**Task goal**
In the listing below, count the lines with "matplotlib" and report only the figure.

**Data for this task**
(begin)

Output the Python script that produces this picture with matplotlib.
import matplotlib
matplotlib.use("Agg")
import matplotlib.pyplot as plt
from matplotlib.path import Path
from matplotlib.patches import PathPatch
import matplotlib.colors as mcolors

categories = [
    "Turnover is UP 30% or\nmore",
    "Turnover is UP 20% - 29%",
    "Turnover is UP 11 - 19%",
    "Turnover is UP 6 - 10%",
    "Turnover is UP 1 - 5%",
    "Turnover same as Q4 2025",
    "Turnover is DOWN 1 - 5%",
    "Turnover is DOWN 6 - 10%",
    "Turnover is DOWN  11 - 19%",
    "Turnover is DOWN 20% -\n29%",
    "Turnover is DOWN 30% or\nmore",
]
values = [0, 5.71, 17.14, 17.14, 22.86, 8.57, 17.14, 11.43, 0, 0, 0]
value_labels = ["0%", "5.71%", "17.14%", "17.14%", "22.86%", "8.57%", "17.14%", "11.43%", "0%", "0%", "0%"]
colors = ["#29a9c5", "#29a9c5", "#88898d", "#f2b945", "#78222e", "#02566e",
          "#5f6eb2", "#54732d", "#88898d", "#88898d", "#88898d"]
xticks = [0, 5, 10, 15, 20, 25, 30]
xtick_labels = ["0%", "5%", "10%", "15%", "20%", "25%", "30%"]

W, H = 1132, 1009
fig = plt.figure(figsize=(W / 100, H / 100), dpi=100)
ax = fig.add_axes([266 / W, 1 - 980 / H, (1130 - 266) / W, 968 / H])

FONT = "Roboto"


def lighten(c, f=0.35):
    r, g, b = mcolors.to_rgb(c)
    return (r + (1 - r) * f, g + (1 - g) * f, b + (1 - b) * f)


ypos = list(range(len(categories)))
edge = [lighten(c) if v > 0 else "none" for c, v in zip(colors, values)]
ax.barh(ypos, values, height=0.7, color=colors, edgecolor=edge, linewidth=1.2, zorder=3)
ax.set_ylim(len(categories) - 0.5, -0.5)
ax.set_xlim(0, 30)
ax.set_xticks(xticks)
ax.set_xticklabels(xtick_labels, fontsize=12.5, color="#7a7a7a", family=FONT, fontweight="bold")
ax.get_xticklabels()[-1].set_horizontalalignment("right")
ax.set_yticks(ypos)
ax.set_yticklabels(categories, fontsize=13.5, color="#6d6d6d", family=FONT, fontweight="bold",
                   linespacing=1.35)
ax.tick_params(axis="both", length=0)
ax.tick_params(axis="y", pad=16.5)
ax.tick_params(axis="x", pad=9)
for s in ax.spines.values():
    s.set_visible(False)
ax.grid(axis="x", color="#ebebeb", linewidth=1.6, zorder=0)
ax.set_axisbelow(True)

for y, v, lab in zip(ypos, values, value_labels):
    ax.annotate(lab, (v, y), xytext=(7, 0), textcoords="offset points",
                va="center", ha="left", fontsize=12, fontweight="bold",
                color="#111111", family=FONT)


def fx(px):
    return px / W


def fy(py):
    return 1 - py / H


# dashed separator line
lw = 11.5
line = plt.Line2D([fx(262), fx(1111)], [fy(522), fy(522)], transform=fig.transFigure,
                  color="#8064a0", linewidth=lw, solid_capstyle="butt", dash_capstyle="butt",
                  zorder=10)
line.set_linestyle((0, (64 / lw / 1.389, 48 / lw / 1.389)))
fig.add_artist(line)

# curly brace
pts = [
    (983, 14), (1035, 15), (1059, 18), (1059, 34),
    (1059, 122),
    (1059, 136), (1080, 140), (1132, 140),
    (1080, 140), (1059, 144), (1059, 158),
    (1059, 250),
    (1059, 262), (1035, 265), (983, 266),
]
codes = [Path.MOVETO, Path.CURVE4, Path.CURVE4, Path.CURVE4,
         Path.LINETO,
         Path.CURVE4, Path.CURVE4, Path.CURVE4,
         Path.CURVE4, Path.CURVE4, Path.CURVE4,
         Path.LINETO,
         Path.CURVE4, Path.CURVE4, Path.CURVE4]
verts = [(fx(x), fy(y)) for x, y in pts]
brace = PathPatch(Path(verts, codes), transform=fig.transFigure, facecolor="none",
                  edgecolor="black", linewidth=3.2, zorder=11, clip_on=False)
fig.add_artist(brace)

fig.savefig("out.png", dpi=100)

(end)
(begin)

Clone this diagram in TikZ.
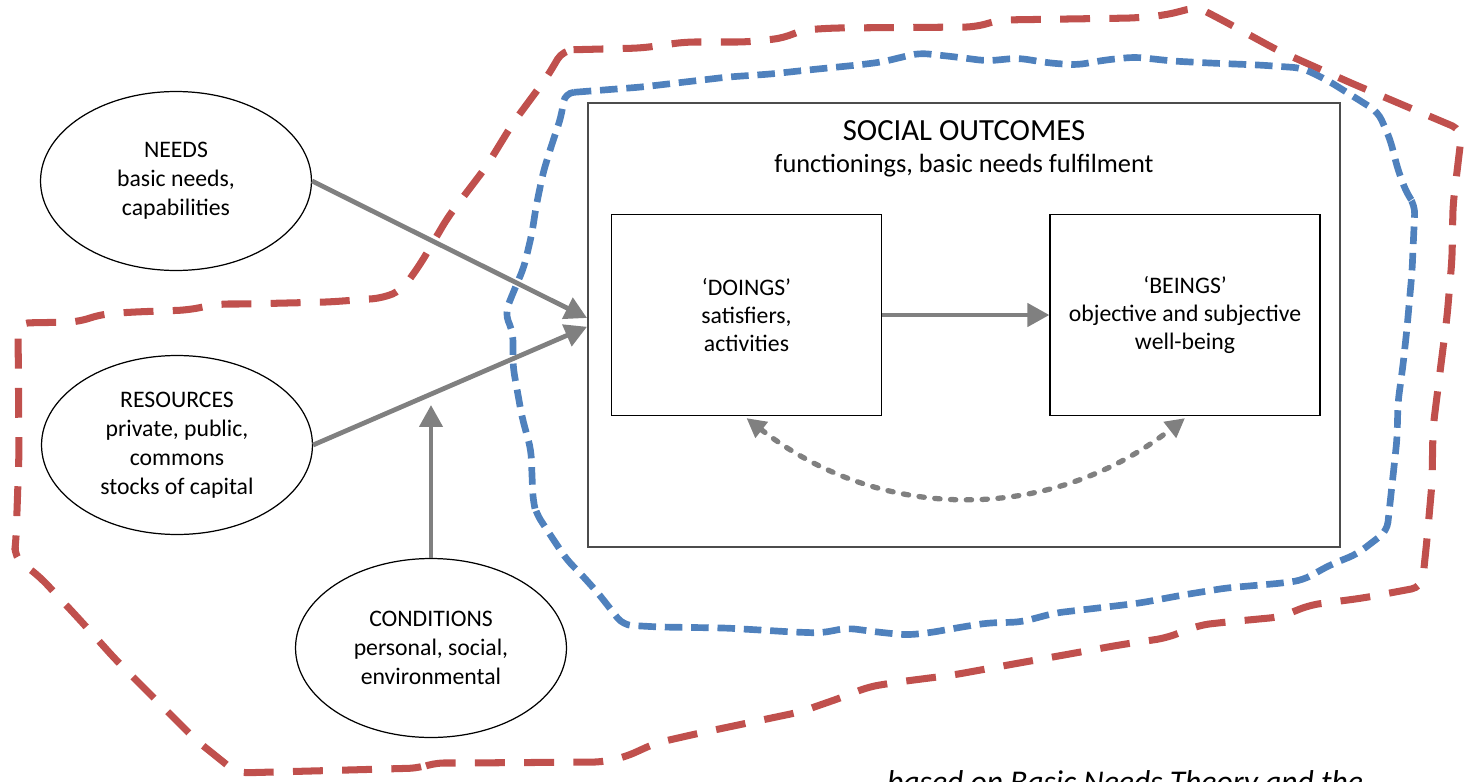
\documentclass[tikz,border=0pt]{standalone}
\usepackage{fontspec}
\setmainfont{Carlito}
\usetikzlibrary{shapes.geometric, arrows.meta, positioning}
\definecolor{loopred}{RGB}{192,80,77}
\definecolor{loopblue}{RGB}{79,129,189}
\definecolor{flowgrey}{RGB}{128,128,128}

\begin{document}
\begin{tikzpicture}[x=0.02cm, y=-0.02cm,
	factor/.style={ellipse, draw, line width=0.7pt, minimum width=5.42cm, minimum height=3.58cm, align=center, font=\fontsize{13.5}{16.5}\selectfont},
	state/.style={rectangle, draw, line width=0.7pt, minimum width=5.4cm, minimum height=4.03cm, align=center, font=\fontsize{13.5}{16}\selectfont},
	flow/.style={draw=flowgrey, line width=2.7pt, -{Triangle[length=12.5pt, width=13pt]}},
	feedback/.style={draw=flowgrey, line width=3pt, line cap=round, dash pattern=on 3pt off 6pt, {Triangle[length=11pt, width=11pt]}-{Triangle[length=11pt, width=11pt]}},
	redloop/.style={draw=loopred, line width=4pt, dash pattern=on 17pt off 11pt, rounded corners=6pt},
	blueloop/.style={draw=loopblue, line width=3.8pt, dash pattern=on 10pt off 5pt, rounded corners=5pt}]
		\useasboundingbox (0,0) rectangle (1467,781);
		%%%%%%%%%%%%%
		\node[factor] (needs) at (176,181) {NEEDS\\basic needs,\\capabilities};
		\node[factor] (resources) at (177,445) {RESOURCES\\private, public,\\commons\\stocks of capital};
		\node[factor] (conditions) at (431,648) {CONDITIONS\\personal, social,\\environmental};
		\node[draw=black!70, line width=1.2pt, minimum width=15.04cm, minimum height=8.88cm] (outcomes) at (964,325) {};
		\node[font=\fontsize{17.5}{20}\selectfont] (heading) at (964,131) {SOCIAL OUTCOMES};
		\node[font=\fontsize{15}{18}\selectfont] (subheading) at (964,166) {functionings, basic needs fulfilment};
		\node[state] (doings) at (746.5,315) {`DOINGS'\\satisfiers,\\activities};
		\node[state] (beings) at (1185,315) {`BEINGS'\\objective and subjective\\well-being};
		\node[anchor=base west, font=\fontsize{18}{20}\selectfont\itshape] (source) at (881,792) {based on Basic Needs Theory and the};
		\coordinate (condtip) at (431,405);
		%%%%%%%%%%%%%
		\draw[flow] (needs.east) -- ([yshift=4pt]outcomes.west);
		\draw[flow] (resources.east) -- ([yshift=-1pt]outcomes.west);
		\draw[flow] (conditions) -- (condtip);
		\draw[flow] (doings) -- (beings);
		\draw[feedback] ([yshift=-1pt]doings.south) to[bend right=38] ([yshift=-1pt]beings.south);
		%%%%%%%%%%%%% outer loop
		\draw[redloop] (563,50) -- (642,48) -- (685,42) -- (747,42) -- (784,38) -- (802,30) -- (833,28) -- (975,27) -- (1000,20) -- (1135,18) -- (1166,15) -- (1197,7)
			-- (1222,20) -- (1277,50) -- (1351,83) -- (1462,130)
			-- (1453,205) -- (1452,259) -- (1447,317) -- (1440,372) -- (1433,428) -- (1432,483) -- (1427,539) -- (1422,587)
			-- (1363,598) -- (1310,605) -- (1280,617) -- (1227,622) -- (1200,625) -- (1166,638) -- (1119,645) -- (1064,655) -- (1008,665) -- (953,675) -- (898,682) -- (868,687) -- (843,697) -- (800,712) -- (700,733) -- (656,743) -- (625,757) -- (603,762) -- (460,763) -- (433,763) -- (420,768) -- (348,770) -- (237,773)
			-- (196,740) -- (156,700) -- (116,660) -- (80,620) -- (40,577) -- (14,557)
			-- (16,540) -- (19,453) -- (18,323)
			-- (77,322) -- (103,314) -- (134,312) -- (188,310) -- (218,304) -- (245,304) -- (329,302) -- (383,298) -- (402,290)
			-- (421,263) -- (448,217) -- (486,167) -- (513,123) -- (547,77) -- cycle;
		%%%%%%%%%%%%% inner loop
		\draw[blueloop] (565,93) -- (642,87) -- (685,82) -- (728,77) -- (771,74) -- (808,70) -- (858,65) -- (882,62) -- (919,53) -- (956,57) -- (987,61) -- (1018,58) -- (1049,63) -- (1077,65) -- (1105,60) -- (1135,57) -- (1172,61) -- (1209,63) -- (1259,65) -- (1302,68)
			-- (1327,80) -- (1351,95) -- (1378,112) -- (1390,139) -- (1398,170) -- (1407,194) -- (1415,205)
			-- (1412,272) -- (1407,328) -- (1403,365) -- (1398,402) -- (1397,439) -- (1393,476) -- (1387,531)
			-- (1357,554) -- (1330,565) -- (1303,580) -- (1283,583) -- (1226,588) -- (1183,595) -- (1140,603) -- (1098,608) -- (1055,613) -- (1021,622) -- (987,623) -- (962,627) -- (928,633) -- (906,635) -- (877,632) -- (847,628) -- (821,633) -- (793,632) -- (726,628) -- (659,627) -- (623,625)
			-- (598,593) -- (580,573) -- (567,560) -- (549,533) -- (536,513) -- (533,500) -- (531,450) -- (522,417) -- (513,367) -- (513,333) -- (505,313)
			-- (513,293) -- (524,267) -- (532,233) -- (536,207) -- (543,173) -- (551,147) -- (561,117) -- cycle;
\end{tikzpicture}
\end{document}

(end)

**Exercise output**
7